A man approaches, his face painted in Sounders colors.

"Drew Carey, whoa," he says, speaking loud enough to be heard over the trumpets and trombones. "Ever thought of painting half of your face blue and half of your face green?"

"Uh, no," Carey deadpans. "If that's your thing, man, that's cool. Just keep coming to the games."

It was serendipity that led Carey to became a soccer fiend. As a teen, he knew of the North American Soccer League, which included the first incarnation of the Seattle Sounders. He also recalls adults saying that no one would get hurt playing the game, predicting it would be the next big thing.

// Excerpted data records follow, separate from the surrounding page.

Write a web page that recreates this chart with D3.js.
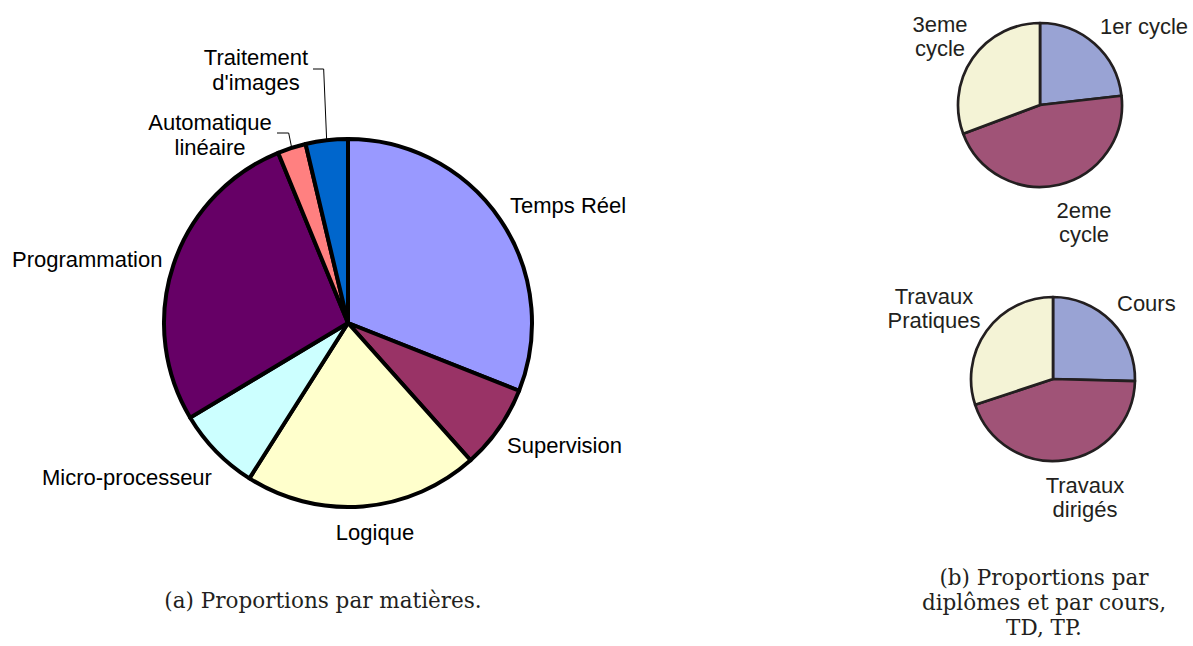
<!DOCTYPE html>
<html>
<head>
<meta charset="utf-8">
<script src="https://cdn.jsdelivr.net/npm/d3@7"></script>
<style>
  body { margin: 0; background: #fff; }
  text { font-family: "Liberation Sans", Arial, sans-serif; }
  .legende { font-family: "DejaVu Serif", serif; }
</style>
</head>
<body>
<svg id="chart" width="1193" height="646"></svg>
<script>
// --- donnees ---
const matieres = ["Temps Réel", "Supervision", "Logique", "Micro-processeur", "Programmation", "Automatique linéaire", "Traitement d'images"];
const partsMatieres = [31, 7.4, 20.6, 7.4, 27.4, 2.5, 3.7];
const couleursMatieres = ["#9999ff", "#993366", "#ffffcc", "#ccffff", "#660066", "#ff8080", "#0066cc"];

const diplomes = ["1er cycle", "2eme cycle", "3eme cycle"];
const partsDiplomes = [23.2, 46.1, 30.7];

const typesCours = ["Cours", "Travaux dirigés", "Travaux Pratiques"];
const partsCours = [25.4, 44.5, 30.1];

const couleursPetits = ["#99a3d4", "#a05377", "#f4f3d6"];

const legendeA = ["(a) Proportions par matières."];
const legendeB = ["(b) Proportions par", "diplômes et par cours,", "TD, TP."];

// --- mise en page ---
const svg = d3.select("#chart");

// position des etiquettes par rapport au centre de chaque camembert
const etiquettesMatieres = [
    {dx: 162, dy: -110, anchor: "start", lignes: ["Temps Réel"]},
    {dx: 159, dy: 130, anchor: "start", lignes: ["Supervision"]},
    {dx: 27, dy: 217, anchor: "middle", lignes: ["Logique"]},
    {dx: -306, dy: 162, anchor: "start", lignes: ["Micro-processeur"]},
    {dx: -336, dy: -56, anchor: "start", lignes: ["Programmation"]},
    {dx: -138, dy: -193, anchor: "middle", lignes: ["Automatique", "linéaire"], trait: [-71, -190]},
    {dx: -92, dy: -258, anchor: "middle", lignes: ["Traitement", "d'images"], trait: [-35, -254]}
];

const etiquettesDiplomes = [
    {dx: 60, dy: -71, anchor: "start", lignes: ["1er cycle"]},
    {dx: 44, dy: 113, anchor: "middle", lignes: ["2eme", "cycle"]},
    {dx: -100, dy: -73, anchor: "middle", lignes: ["3eme", "cycle"]}
];

const etiquettesCours = [
    {dx: 64, dy: -68, anchor: "start", lignes: ["Cours"]},
    {dx: 32, dy: 114, anchor: "middle", lignes: ["Travaux", "dirigés"]},
    {dx: -119, dy: -75, anchor: "middle", lignes: ["Travaux", "Pratiques"]}
];

function dessinerCamembert(cx, cy, rayon, valeurs, couleurs, epaisseur, trait) {
    const g = svg.append("g").attr("transform", `translate(${cx}, ${cy})`);
    const pie = d3.pie().sort(null).value((d) => d);
    const arc = d3.arc().innerRadius(0).outerRadius(rayon);
    const arcs = pie(valeurs);

    g.selectAll("path")
        .data(arcs)
        .join("path")
        .attr("d", arc)
        .attr("fill", (d, i) => couleurs[i])
        .attr("stroke", trait)
        .attr("stroke-width", epaisseur)
        .attr("stroke-linejoin", "round");

    return {g, arcs, rayon};
}

function etiqueter(cam, etiquettes, taille, interligne, couleur) {
    const {g, arcs, rayon} = cam;

    etiquettes.forEach((e, i) => {
        const t = g.append("text")
            .attr("x", e.dx)
            .attr("y", e.dy)
            .attr("text-anchor", e.anchor)
            .attr("font-size", taille)
            .attr("fill", couleur);
        e.lignes.forEach((l, k) => {
            t.append("tspan")
                .attr("x", e.dx)
                .attr("dy", k === 0 ? 0 : interligne)
                .text(l);
        });

        if (e.trait) {
            const a = (arcs[i].startAngle + arcs[i].endAngle) / 2;
            const fin = [Math.sin(a) * rayon, -Math.cos(a) * rayon];
            const coude = [fin[0] - 3, e.trait[1]];
            g.append("path")
                .attr("d", d3.line()([e.trait, coude, fin]))
                .attr("fill", "none")
                .attr("stroke", "#000")
                .attr("stroke-width", 1);
        }
    });
}

// (a) camembert des matieres
const camA = dessinerCamembert(348, 323, 184, partsMatieres, couleursMatieres, 4, "#000");
etiqueter(camA, etiquettesMatieres, 22, 25, "#000");

// (b) diplomes et cours
const camB1 = dessinerCamembert(1040, 105, 82, partsDiplomes, couleursPetits, 2.7, "#231f20");
etiqueter(camB1, etiquettesDiplomes, 22, 24, "#231f20");

const camB2 = dessinerCamembert(1053, 379, 82, partsCours, couleursPetits, 2.7, "#231f20");
etiqueter(camB2, etiquettesCours, 22, 24, "#231f20");

// legendes
svg.append("text")
    .attr("class", "legende")
    .attr("x", 323)
    .attr("y", 608)
    .attr("text-anchor", "middle")
    .attr("font-size", 21.5)
    .attr("fill", "#231f20")
    .text(legendeA[0]);

const tb = svg.append("text")
    .attr("class", "legende")
    .attr("x", 1044)
    .attr("y", 585)
    .attr("text-anchor", "middle")
    .attr("font-size", 21.5)
    .attr("fill", "#231f20");
legendeB.forEach((l, k) => {
    tb.append("tspan").attr("x", 1044).attr("dy", k === 0 ? 0 : 25).text(l);
});
</script>
</body>
</html>
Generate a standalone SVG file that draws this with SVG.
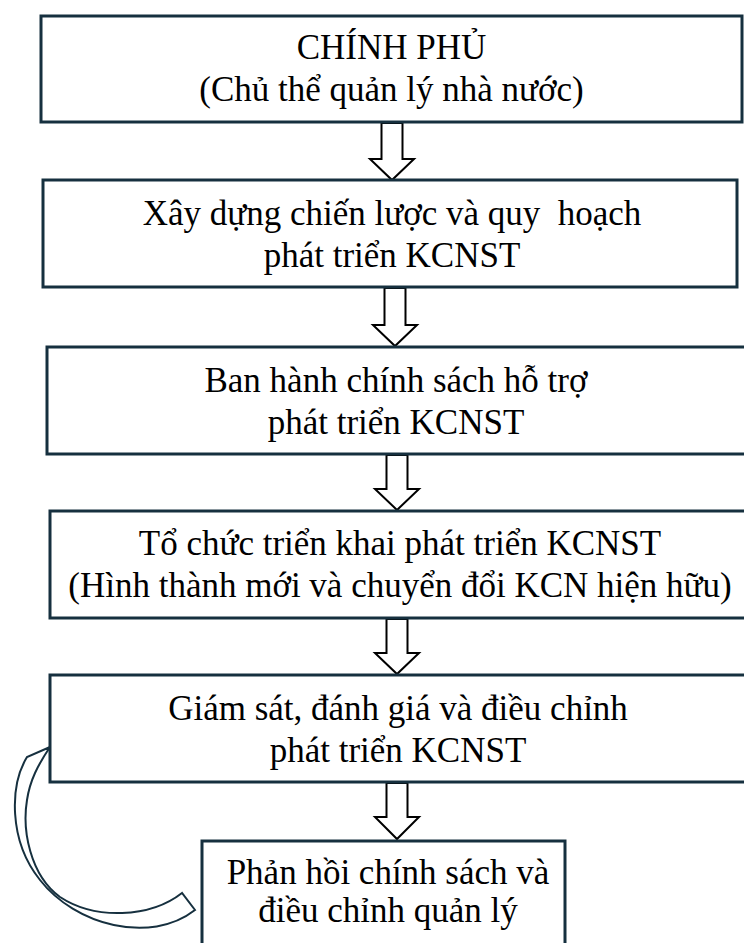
<svg xmlns="http://www.w3.org/2000/svg" width="744" height="943" viewBox="0 0 744 943">
  <defs>
    <style>
      .box { fill: #ffffff; stroke: #16303f; stroke-width: 3; }
      .lbl { font-family: "Liberation Serif", "Times New Roman", serif; font-size: 35px; fill: #000000; text-anchor: middle; }
      .step { fill: #ffffff; stroke: #000000; stroke-width: 2; stroke-linejoin: miter; }
      .loop { fill: #ffffff; stroke: #16303f; stroke-width: 2; stroke-linejoin: miter; }
    </style>
  </defs>
  <rect width="744" height="943" fill="#ffffff"/>

  <!-- connectors: block arrows between steps and the feedback loop -->
  <g id="connectors">
    <path class="step" d="M381.5,123 H402.5 V159 H414 L392,180 L370,159 H381.5 Z"/>
    <path class="step" d="M384.5,288 H405.5 V325 H417 L395,346 L373,325 H384.5 Z"/>
    <path class="step" d="M386.5,455 H407.5 V489 H419 L397,510 L375,489 H386.5 Z"/>
    <path class="step" d="M386.5,619 H407.5 V653 H419 L397,674 L375,653 H386.5 Z"/>
    <path class="step" d="M386.5,783 H407.5 V817 H419 L397,839 L375,817 H386.5 Z"/>
    <path class="loop" d="M50,747 L27,757 C10,785 8,840 40,880 C75,925 150,945 195,910 L182,893 C150,918 95,920 60,897 C30,875 22,830 27,800 C30,780 38,765 50,747 Z"/>
  </g>

  <g id="node-chinh-phu">
    <rect class="box" x="41" y="16" width="701" height="106"/>
    <text class="lbl" x="391.5" y="59">CHÍNH PHỦ</text>
    <text class="lbl" x="391.5" y="101">(Chủ thể quản lý nhà nước)</text>
  </g>

  <g id="node-chien-luoc">
    <rect class="box" x="43" y="180" width="694" height="107"/>
    <text class="lbl" x="392" y="225" xml:space="preserve">Xây dựng chiến lược và quy  hoạch</text>
    <text class="lbl" x="392" y="267">phát triển KCNST</text>
  </g>

  <g id="node-chinh-sach">
    <rect class="box" x="47" y="347" width="699" height="107"/>
    <text class="lbl" x="396" y="392">Ban hành chính sách hỗ trợ</text>
    <text class="lbl" x="396" y="434">phát triển KCNST</text>
  </g>

  <g id="node-trien-khai">
    <rect class="box" x="50" y="511" width="696" height="107"/>
    <text class="lbl" x="400" y="555">Tổ chức triển khai phát triển KCNST</text>
    <text class="lbl" x="400" y="597">(Hình thành mới và chuyển đổi KCN hiện hữu)</text>
  </g>

  <g id="node-giam-sat">
    <rect class="box" x="50" y="675" width="696" height="107"/>
    <text class="lbl" x="398" y="720">Giám sát, đánh giá và điều chỉnh</text>
    <text class="lbl" x="398" y="762">phát triển KCNST</text>
  </g>

  <g id="node-phan-hoi">
    <rect class="box" x="202" y="841" width="363" height="110"/>
    <text class="lbl" x="388" y="884">Phản hồi chính sách và</text>
    <text class="lbl" x="388" y="922">điều chỉnh quản lý</text>
  </g>
</svg>
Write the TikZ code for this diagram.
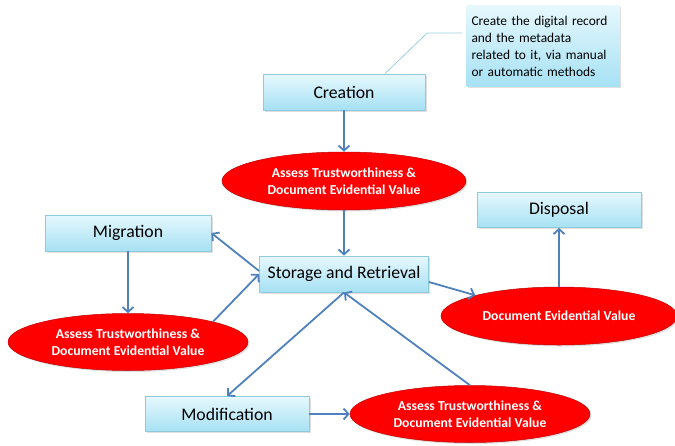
\documentclass[tikz,border=0pt]{standalone}
\usepackage{fontspec}
\setmainfont{Carlito}
\usepackage{tikz}
\usetikzlibrary{
  arrows.meta,
  shapes.geometric,
  calc,
  shadows
}
\definecolor{lcBoxTop}{HTML}{E6F8FD}
\definecolor{lcBoxBot}{HTML}{A6E1F4}
\definecolor{lcBoxLine}{HTML}{8FCBDD}
\definecolor{lcRed}{HTML}{FF0000}
\definecolor{lcRedLine}{HTML}{C00000}
\definecolor{lcArrow}{HTML}{4F81BD}
\definecolor{lcLeader}{HTML}{9ACFE0}
\tikzset{
  lcnode/.style={
    draw=lcBoxLine, line width=0.8pt, top color=lcBoxTop, bottom color=lcBoxBot,
    inner sep=0pt, align=center,
    drop shadow={shadow xshift=1.5pt, shadow yshift=-1.5pt, opacity=0.25}
  },
  stage/.style={lcnode, rectangle, font=\fontsize{17.7}{20}\selectfont},
  note/.style={lcnode, rectangle, draw=none, font=\fontsize{13.4}{17}\selectfont,
    align=left, text width=143pt, minimum width=153pt, minimum height=81pt},
  assess/.style={
    ellipse, draw=lcRedLine, line width=0.5pt, fill=lcRed, text=white,
    inner sep=0pt, align=center, font=\fontsize{13.7}{16.5}\selectfont\bfseries,
    drop shadow={shadow xshift=1.5pt, shadow yshift=-1.5pt, opacity=0.25}
  },
  flow/.style={-{Straight Barb[length=5pt, width=11pt]}, line width=1.8pt, lcArrow},
  leader/.style={lcLeader, line width=0.8pt}
}
\begin{document}
\begin{tikzpicture}[x=1pt, y=-1pt]
  \useasboundingbox (0,0) rectangle (675,445);
  \node[stage, minimum width=162pt, minimum height=36pt] (crt) at (344,92) {Creation};
  \node[note] (txt) at (543,46) {Create the digital record\\and the metadata\\related to it, via manual\\or automatic methods};
  \node[assess, minimum width=244pt, minimum height=58pt] (ev1) at (344,181) {Assess Trustworthiness \&\\Document Evidential Value};
  \node[stage, minimum width=169pt, minimum height=36pt] (sto) at (344,274) {Storage and Retrieval};
  \node[stage, minimum width=166pt, minimum height=36pt] (mig) at (128,233) {Migration};
  \node[assess, minimum width=240pt, minimum height=57pt] (ev2) at (128,342) {Assess Trustworthiness \&\\Document Evidential Value};
  \node[stage, minimum width=164pt, minimum height=35pt] (dsp) at (559,210) {Disposal};
  \node[assess, minimum width=236pt, minimum height=58pt] (ev3) at (559,316) {Document Evidential Value};
  \node[stage, minimum width=164pt, minimum height=35pt] (mod) at (227,414) {Modification};
  \node[assess, minimum width=240pt, minimum height=57pt] (ev4) at (470,414) {Assess Trustworthiness \&\\Document Evidential Value};

  % callout leader
  \draw[leader] ([xshift=41pt]crt.north) -- ($(txt.west)+(-39,-13)$) -- ($(txt.west)+(-4,-13)$);

  \foreach \s/\e in {crt.south/ev1.north, ev1.south/sto.north, mig.south/ev2.north,
                     ev3.north/dsp.south, sto.south/mod.north, mod.east/ev4.west,
                     ev4.north/sto.south, ev2.north east/sto.west}{\draw[flow] (\s) -- (\e);}
  \draw[flow] ([yshift=3pt]sto.west) -- (mig.east);
  \draw[flow] ([yshift=-8pt]sto.east) -- (ev3.north west);
\end{tikzpicture}
\end{document}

It wasn't. It did have a superstar, though: Brazil's Pele.

When the NASL folded in 1984, Carey felt no loss.

"It was just that league that had Pele and then went down in a heap," he says. "That's all I ever thought . . . that soccer in America equals failure."

By 2004, the comedian had his own fame thanks to his nine-year run on ABC with the sitcom "The Drew Carey Show." He took some time off and returned to a childhood love: sports photography.

To practice, he chose soccer because the sport received so little attention. He could go to a U.S. national team game, sit on the sidelines with his camera and nobody would notice. He did well enough that a wire service hired him to shoot the 2006 World Cup. That changed his life.

"A complete revelation," Carey says of World Cup play. "The sport all the parents tried to sell as not competitive . . . it was violent! Nothing but elbows and forearms. . . . Not competitive? Not tough? That's like if someone were going to tell you, 'Hey, you're going to make your living going up for rebounds against LeBron James, but don't worry, it's not going to be very physical. It's not going to hurt.' I was hooked!"